3. The Remediation Lead

  • Responsibility: Drives the engineering fix. Ensures the patch doesn't introduce regressions. Coordinates the release schedule.
  • Profile: An Engineering Manager or Team Lead. They own the engineering backlog and have the authority to pull developers off feature work to force a high-priority security patch.

4. The Incident Commander (The "Article 14" Czar)

  • Responsibility: Makes the high-stakes calls. Has the authority to declare a "severe incident" or confirm "active exploitation," triggering the 24-hour CRA reporting cascade. Coordinates public communications and legal review.
  • Profile: The CTO, VP of Engineering, or CISO. This person must have the organizational authority to bypass normal procedures during a crisis.

Step 3: Formalize the Playbook (The Process)

An MV-PSIRT is only as good as its documentation. You need a written playbook that dictates exactly what happens when a valid report arrives.

The Service Level Agreements (SLAs)

Define internal response limits based on CVSS severity. (These are examples; tailor them to your capacity, but keep CRA expectations in mind).

  • Critical (CVSS 9.0 - 10.0): Triage in 4 hours. Remediation plan in 24 hours. Patch released in < 7 days.
  • High (CVSS 7.0 - 8.9): Triage in 24 hours. Patch in next scheduled sprint (< 30 days).
  • Medium/Low (CVSS 0.0 - 6.9): Triage in 48 hours. Patch within 90 days.

The "Active Exploitation" Protocol

Create a massive, bolded section in your playbook for 24-hour CRA reporting.
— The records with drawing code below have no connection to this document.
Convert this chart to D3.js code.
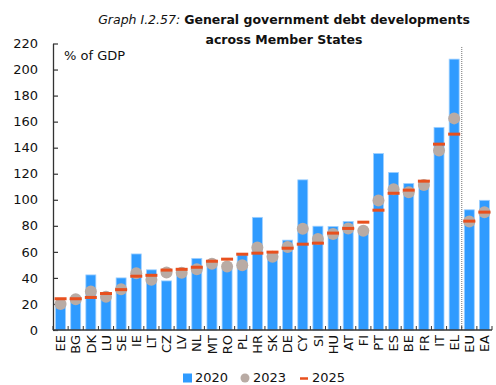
<!DOCTYPE html>
<html>
<head>
<meta charset="utf-8">
<script src="https://cdn.jsdelivr.net/npm/d3@7"></script>
<style>
  html, body { margin: 0; padding: 0; background: #fff; }
  svg { display: block; font-family: "DejaVu Sans", sans-serif; }
</style>
</head>
<body>
<svg id="chart" width="496" height="385"></svg>
<script>
const categories = ["EE","BG","DK","LU","SE","IE","LT","CZ","LV","NL","MT","RO","PL","HR","SK","DE","CY","SI","HU","AT","FI","PT","ES","BE","FR","IT","EL","EU","EA"];
const v2020 = [19, 24.5, 42.3, 24.6, 40, 58.4, 46.2, 37.7, 43, 55, 53, 47, 57.7, 86.5, 59, 69, 115.3, 79.7, 79.5, 83.3, 75, 135.5, 121, 112.5, 114.8, 155.6, 208, 92.3, 99.6];
const v2023 = [20, 23.6, 29.5, 25.6, 31.3, 43.6, 38.5, 44.2, 44, 46.6, 50.8, 48.7, 49.7, 63.3, 56.2, 63.8, 77.7, 69.8, 73.8, 78, 76.2, 99.4, 108, 105.8, 111.3, 137.9, 162.5, 83.3, 90.5];
const v2025 = [24, 24, 25, 28, 31, 41.3, 42, 46, 46.6, 48.2, 52.8, 54.4, 58.2, 59, 59.8, 62.8, 65.9, 66.7, 74.4, 78, 82.8, 92, 105, 107.4, 114.3, 142.7, 150.4, 83.6, 90.5];
const yTicks = [0, 20, 40, 60, 80, 100, 120, 140, 160, 180, 200, 220];
const seriesNames = ["2020", "2023", "2025"];
const separatorAfter = "EL";

const colors = { bar: "#2f9bff", barEdge: "#9fd0ff", dot: "#b9aba4", dash: "#e8501e", axis: "#333" };

const svg = d3.select("#chart");
const x = d3.scaleBand().domain(categories).range([53, 492]).paddingInner(0.34).paddingOuter(0.17);
const y = d3.scaleLinear().domain([0, 220]).range([330, 43.5]);

// Title
const title = svg.append("text").attr("x", 284).attr("y", 24).attr("text-anchor", "middle")
  .attr("font-size", 12.5).attr("fill", "#111");
title.append("tspan").attr("font-style", "italic").text("Graph I.2.57: ");
title.append("tspan").attr("font-weight", "bold").text("General government debt developments");
svg.append("text").attr("x", 284).attr("y", 44).attr("text-anchor", "middle")
  .attr("font-size", 12.5).attr("font-weight", "bold").attr("fill", "#111").text("across Member States");

// Y axis
const yAxis = d3.axisLeft(y).tickValues(yTicks).tickSizeInner(-5).tickSizeOuter(0).tickPadding(15);
const gy = svg.append("g").attr("transform", "translate(53,0)").call(yAxis);
gy.select(".domain").attr("stroke", colors.axis).attr("stroke-width", 1.3);
gy.selectAll(".tick line").attr("stroke", colors.axis).attr("stroke-width", 1.2);
gy.selectAll(".tick text").attr("font-size", 13).attr("font-family", "DejaVu Sans").attr("fill", "#111");

svg.append("text").attr("x", 64).attr("y", 60).attr("font-size", 13).attr("fill", "#111").text("% of GDP");

// Separator
const sepX = x(separatorAfter) - x.step() * x.paddingOuter() + x.step();
svg.append("line").attr("x1", sepX).attr("x2", sepX).attr("y1", 47).attr("y2", y(0))
  .attr("stroke", "#888").attr("stroke-width", 1.2).attr("stroke-dasharray", "1,1");

// Bars
svg.append("g").selectAll("rect").data(categories).join("rect")
  .attr("x", d => x(d)).attr("width", x.bandwidth())
  .attr("y", (d, i) => y(v2020[i])).attr("height", (d, i) => y(0) - y(v2020[i]))
  .attr("fill", colors.bar).attr("stroke", colors.barEdge).attr("stroke-width", 0.8);

// Dots
svg.append("g").selectAll("circle").data(categories).join("circle")
  .attr("cx", d => x(d) + x.bandwidth() / 2).attr("cy", (d, i) => y(v2023[i])).attr("r", 6)
  .attr("fill", colors.dot);

// Dashes
svg.append("g").selectAll("line").data(categories).join("line")
  .attr("x1", d => x(d) + x.bandwidth() / 2 - 6).attr("x2", d => x(d) + x.bandwidth() / 2 + 6)
  .attr("y1", (d, i) => y(v2025[i])).attr("y2", (d, i) => y(v2025[i]))
  .attr("stroke", colors.dash).attr("stroke-width", 3);

// X axis
const x0 = x.range()[0], x1 = x.range()[1];
svg.append("line").attr("x1", x0).attr("x2", x1).attr("y1", y(0)).attr("y2", y(0))
  .attr("stroke", colors.axis).attr("stroke-width", 1.5);
const bounds = d3.range(categories.length + 1).map(i => x0 + i * x.step());
svg.append("g").selectAll("line").data(bounds).join("line")
  .attr("x1", d => d).attr("x2", d => d).attr("y1", y(0)).attr("y2", y(0) - 4)
  .attr("stroke", colors.axis).attr("stroke-width", 1);
svg.append("g").selectAll("text").data(categories).join("text")
  .attr("transform", d => `translate(${x(d) + x.bandwidth() / 2},335) rotate(-90)`)
  .attr("text-anchor", "end").attr("dy", "0.36em").attr("font-size", 13).attr("fill", "#111")
  .text(d => d);

// Legend
const lg = svg.append("g");
lg.append("rect").attr("x", 183).attr("y", 373.5).attr("width", 9).attr("height", 9).attr("fill", colors.bar);
lg.append("text").attr("x", 195).attr("y", 382).attr("font-size", 13).attr("fill", "#111").text(seriesNames[0]);
lg.append("circle").attr("cx", 245).attr("cy", 378).attr("r", 4.5).attr("fill", colors.dot);
lg.append("text").attr("x", 253).attr("y", 382).attr("font-size", 13).attr("fill", "#111").text(seriesNames[1]);
lg.append("line").attr("x1", 300).attr("x2", 308).attr("y1", 378.5).attr("y2", 378.5).attr("stroke", colors.dash).attr("stroke-width", 2.5);
lg.append("text").attr("x", 312).attr("y", 382).attr("font-size", 13).attr("fill", "#111").text(seriesNames[2]);
</script>
</body>
</html>
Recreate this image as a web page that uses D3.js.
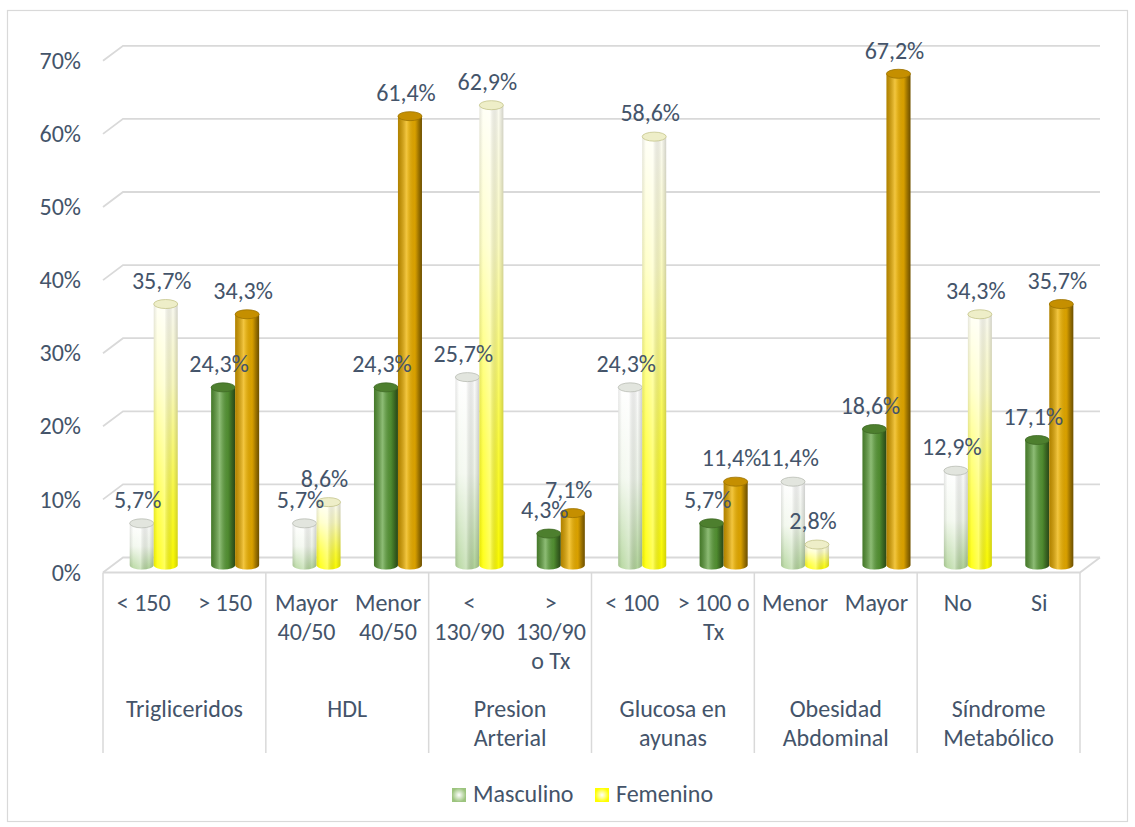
<!DOCTYPE html>
<html>
<head>
<meta charset="utf-8">
<script src="https://cdn.jsdelivr.net/npm/d3@7"></script>
<style>
    body { margin: 0; background: #fff; }
    text { font-family: Carlito, Calibri, "Liberation Sans", Arial, sans-serif; fill: #44546a; }
</style>
</head>
<body>
<svg id="chart" width="1135" height="827"></svg>
<script>
// data
const subLabels = ["< 150", "> 150", "Mayor\n40/50", "Menor\n40/50", "<\n130/90", ">\n130/90\no Tx",
                   "< 100", "> 100 o\nTx", "Menor", "Mayor", "No", "Si"];
const groups = ["Trigliceridos", "HDL", "Presion\nArterial", "Glucosa en\nayunas", "Obesidad\nAbdominal", "Síndrome\nMetabólico"];
const masculino = [5.7, 24.3, 5.7, 24.3, 25.7, 4.3, 24.3, 5.7, 11.4, 18.6, 12.9, 17.1];
const femenino = [35.7, 34.3, 8.6, 61.4, 62.9, 7.1, 58.6, 11.4, 2.8, 67.2, 34.3, 35.7];
const yTicks = [0, 10, 20, 30, 40, 50, 60, 70];
const seriesNames = ["Masculino", "Femenino"];

const svg = d3.select("#chart");
const fs = 24;
const depthX = 20, depthY = -15;   // front -> back wall offset

// chart border
svg.append("rect")
    .attr("x", 7.5).attr("y", 10.5)
    .attr("width", 1120).attr("height", 811)
    .attr("fill", "none").attr("stroke", "#d9d9d9").attr("stroke-width", 1.2);

// scales (x on the front edge, y at the middle depth where the bars stand)
const xSub = d3.scaleBand().domain(d3.range(subLabels.length)).range([103, 1080]);
const xGroup = d3.scaleBand().domain(d3.range(groups.length)).range([103, 1080]);
const yScale = d3.scaleLinear().domain([0, 70]).range([565, 565 - 7 * 73.1]);
const yFront = v => yScale(v) - depthY / 2;
const yBack = v => yScale(v) + depthY / 2;
const xL = 103, xR = 1080;

// gradients
const defs = svg.append("defs");
function linGrad(id, stops, vertical) {
    const g = defs.append("linearGradient").attr("id", id)
        .attr("x1", 0).attr("y1", 0).attr("x2", vertical ? 0 : 1).attr("y2", vertical ? 1 : 0);
    stops.forEach(s => g.append("stop").attr("offset", s[0]).attr("stop-color", s[1]).attr("stop-opacity", s[2] === undefined ? 1 : s[2]));
}
linGrad("lightM", [[0, "#ffffff"], [0.5, "#f1f7ec"], [1, "#b2d59a"]], true);
linGrad("lightF", [[0, "#fffff6"], [0.3, "#ffffc4"], [0.75, "#ffff38"], [1, "#ffff00"]], true);
linGrad("darkM", [[0, "#4f8a30"], [0.4, "#6aa94a"], [0.75, "#4e8a2e"], [1, "#3a6621"]], false);
linGrad("darkF", [[0, "#c99400"], [0.4, "#f2b600"], [0.75, "#d9a000"], [1, "#9c7200"]], false);
linGrad("shadeDark", [[0, "#000", 0.12], [0.35, "#fff", 0.25], [0.7, "#000", 0.02], [1, "#000", 0.3]], false);
linGrad("shadeLight", [[0, "#000", 0.1], [0.15, "#fff", 0.1], [0.45, "#fff", 0.35], [0.8, "#000", 0.02], [1, "#000", 0.18]], false);

const legM = defs.append("radialGradient").attr("id", "legM");
legM.append("stop").attr("offset", 0).attr("stop-color", "#ffffff");
legM.append("stop").attr("offset", 1).attr("stop-color", "#9cc47e");
const legF = defs.append("radialGradient").attr("id", "legF");
legF.append("stop").attr("offset", 0).attr("stop-color", "#ffffff");
legF.append("stop").attr("offset", 1).attr("stop-color", "#ffff00");

// gridlines on the back wall + the side diagonals
const grid = svg.append("g").attr("stroke", "#d9d9d9").attr("stroke-width", 1.8).attr("fill", "none");
grid.selectAll(".gl").data(yTicks).enter().append("path")
    .attr("d", d => `M${xL},${yFront(d)}L${xL + depthX},${yBack(d)}L${xR + depthX},${yBack(d)}`);
// floor front edge and right side
grid.append("path").attr("d", `M${xL},${yFront(0)}L${xR},${yFront(0)}L${xR + depthX},${yBack(0)}`);

// y axis labels on the front edge
const yAxis = svg.append("g")
    .attr("transform", `translate(${xL},${-depthY / 2})`)
    .call(d3.axisLeft(yScale).tickValues(yTicks).tickSize(0).tickPadding(22).tickFormat(d => d + "%"));
yAxis.select(".domain").remove();
yAxis.selectAll("text").style("font-size", fs + "px").attr("fill", "#44546a");

// group dividers under the floor
svg.append("g").attr("stroke", "#d9d9d9").attr("stroke-width", 1.5)
    .selectAll("line").data(d3.range(groups.length + 1)).enter().append("line")
    .attr("x1", d => xL + d * xGroup.step()).attr("x2", d => xL + d * xGroup.step())
    .attr("y1", yFront(0)).attr("y2", 753);

// bars, standing at the middle depth
const bw = 24, ry = 4.5;
const bars = [];
subLabels.forEach((s, i) => {
    const cx = xSub(i) + xSub.bandwidth() / 2 + depthX / 2;
    const light = i % 2 === 0;
    bars.push({ x: cx - bw / 2, v: masculino[i], light, fill: light ? "lightM" : "darkM", top: light ? "#e2e5de" : "#4d7f2e", rim: light ? "#b9bdb4" : "#3f6a25" });
    bars.push({ x: cx + bw / 2, v: femenino[i], light, fill: light ? "lightF" : "darkF", top: light ? "#eeeec8" : "#c58f00", rim: light ? "#c4c48a" : "#9c7200" });
});

function body(b) {
    const x0 = b.x - bw / 2, x1 = b.x + bw / 2, yt = yScale(b.v), yb = yScale(0);
    return `M${x0},${yt}L${x0},${yb}A${bw / 2},${ry} 0 0 0 ${x1},${yb}L${x1},${yt}Z`;
}
const gBars = svg.append("g");
const barG = gBars.selectAll("g").data(bars).enter().append("g");
barG.append("path").attr("d", body).attr("fill", d => `url(#${d.fill})`);
barG.append("path").attr("d", body).attr("fill", d => d.light ? "url(#shadeLight)" : "url(#shadeDark)");
barG.append("ellipse")
    .attr("cx", d => d.x).attr("cy", d => yScale(d.v))
    .attr("rx", bw / 2).attr("ry", ry)
    .attr("fill", d => d.top).attr("stroke", d => d.rim).attr("stroke-width", 0.8);

// data labels
svg.append("g").selectAll("text").data(bars).enter().append("text")
    .attr("x", d => d.x - 4).attr("y", d => yScale(d.v) - 21)
    .attr("text-anchor", "middle").attr("dominant-baseline", "middle")
    .style("font-size", fs + "px")
    .text(d => d.v.toFixed(1).replace(".", ",") + "%");

// category labels
function multiline(sel, lineH) {
    sel.each(function (d) {
        const t = d3.select(this);
        d.split("\n").forEach((line, k) => {
            t.append("tspan").attr("x", t.attr("x")).attr("y", +t.attr("y") + k * lineH).text(line);
        });
    });
}
svg.append("g").selectAll("text").data(subLabels).enter().append("text")
    .attr("x", (d, i) => xSub(i) + xSub.bandwidth() / 2).attr("y", 605)
    .attr("text-anchor", "middle").attr("dominant-baseline", "middle")
    .style("font-size", fs + "px")
    .call(multiline, 29);

svg.append("g").selectAll("text").data(groups).enter().append("text")
    .attr("x", (d, i) => xGroup(i) + xGroup.bandwidth() / 2).attr("y", 711)
    .attr("text-anchor", "middle").attr("dominant-baseline", "middle")
    .style("font-size", fs + "px")
    .call(multiline, 29);

// legend
const legX = [452, 595];
const leg = svg.append("g").selectAll("g").data(seriesNames).enter().append("g")
    .attr("transform", (d, i) => `translate(${legX[i]},788)`);
leg.append("rect").attr("width", 14).attr("height", 14)
    .attr("fill", (d, i) => i === 0 ? "url(#legM)" : "url(#legF)");
leg.append("text").attr("x", 21).attr("y", 8)
    .attr("dominant-baseline", "middle")
    .style("font-size", fs + "px")
    .text(d => d);
</script>
</body>
</html>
If a report indicates active exploitation (e.g., "I'm seeing this ransomware payload dropping on my network right now utilizing this flaw in your product"), the normal SLAs vanish. The Incident Commander is paged immediately to begin drafting the Early Warning notification to the national CSIRT.

Disclosure and Advisories

Define the format for your public security advisories once the patch is live. You must credit the researcher (if they desire), list the CVE ID, explain the impact, and provide clear update instructions. Move toward machine-readable formats (CSAF 2.0) to ease compliance reporting.

Step 4: Run a Tabletop Exercise

Do not test your PSIRT playbook for the first time during an actual crisis.

Schedule a 2-hour "Tabletop Exercise" with your designated MV-PSIRT members. Present a simulated scenario:

  • Scenario: "It's 4:00 PM on a Friday. A researcher emails the security@ alias stating they have found an unauthenticated remote code execution (RCE) zero-day in our flagship IoT controller. They provided a Python script that perfectly exploits the firmware. What do you do?"

Walk through the playbook step-by-step. Who acknowledges the email? Who provisions the test environment? Who scores it? If the researcher says they intend to publish the details on Monday, what is your crisis communication strategy?

Identify the gaps in your process and iterate on the playbook.

Conclusion

Building a PSIRT from scratch is intimidating, but it doesn't require millions of dollars in budget or hiring a dedicated security army. It requires intent, organization, and a clear understanding of your legal obligations under the CRA. By establishing a formalized front door, assigning clear roles to existing engineering talent, and rigorously defining your response SLAs, SMEs can build a highly capable Minimum Viable PSIRT ready for whatever hits their inbox.